Yo simplemente tomo el peso al camino que
tengo ante mis pasos. Y veo dos puertas, dos caminos, dos entradas, dos
salidas. La simplicidad de un camino o la exigencia del que ha decidido
entregarlo todo.
Le
tomo el pulso a los momentos que se despliegan ante mis ojos. Me conmueve el
amor de los que ya se han ido y me gritan desde lejos, para que tenga fe, para
que no
deje de luchar a cada paso, para que confíe cuando sienta que todo se ha
perdido.
Me conmueve el amor de los que me aman. Y me piden que no deje de
ser roca, o árbol donde detener su vuelo. Y yo tengo miedo. Me amo a mí mismo
menos de lo que quisiera.
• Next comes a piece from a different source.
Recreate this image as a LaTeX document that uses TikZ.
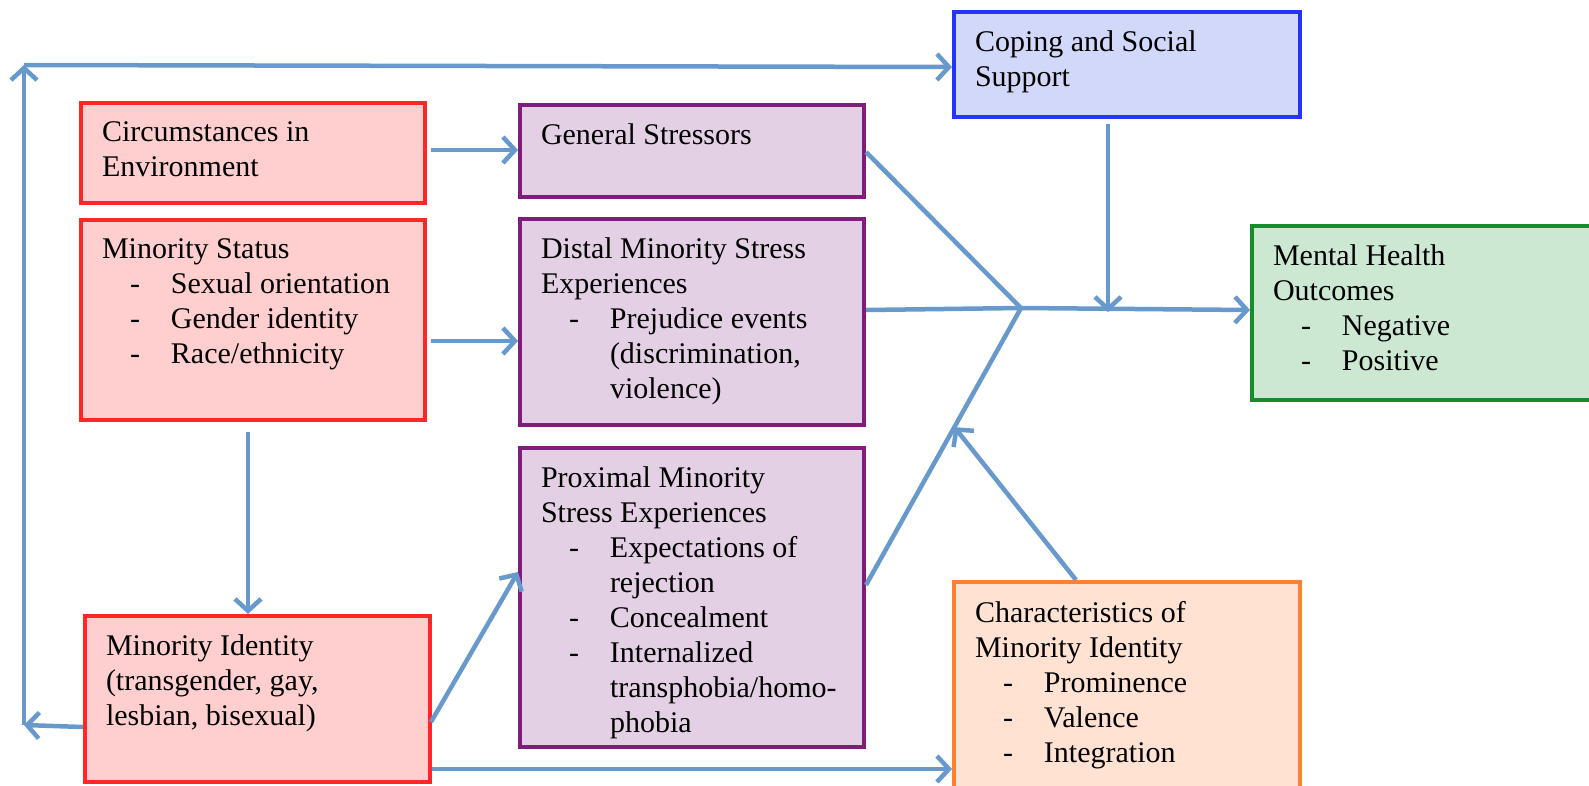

Y dudo de mis capacidades mucho más de lo que
esperaría.
El precipicio es hondo y no tengo alas; solo una fe infinita en
el Dios que me ama. Es lo único que podrá sostener ese
vuelo imposible.
Miro hacia delante. Entre un sí y un no se devana la trama de mi
vida. Yo confío como María ese día en la gruta que dejó nacer la carne de Dios
y permitió que viviera para siempre. Un sí sencillo, callado, escondido,
verdadero.
La vida sigue más allá de miles de precipicios. Sigue rumbo al
cielo. Esa mirada me salva, me eleva, me quita los miedos. Si solo pudiera
saber algo más… me basta el silencio, y su mano sobre la mía.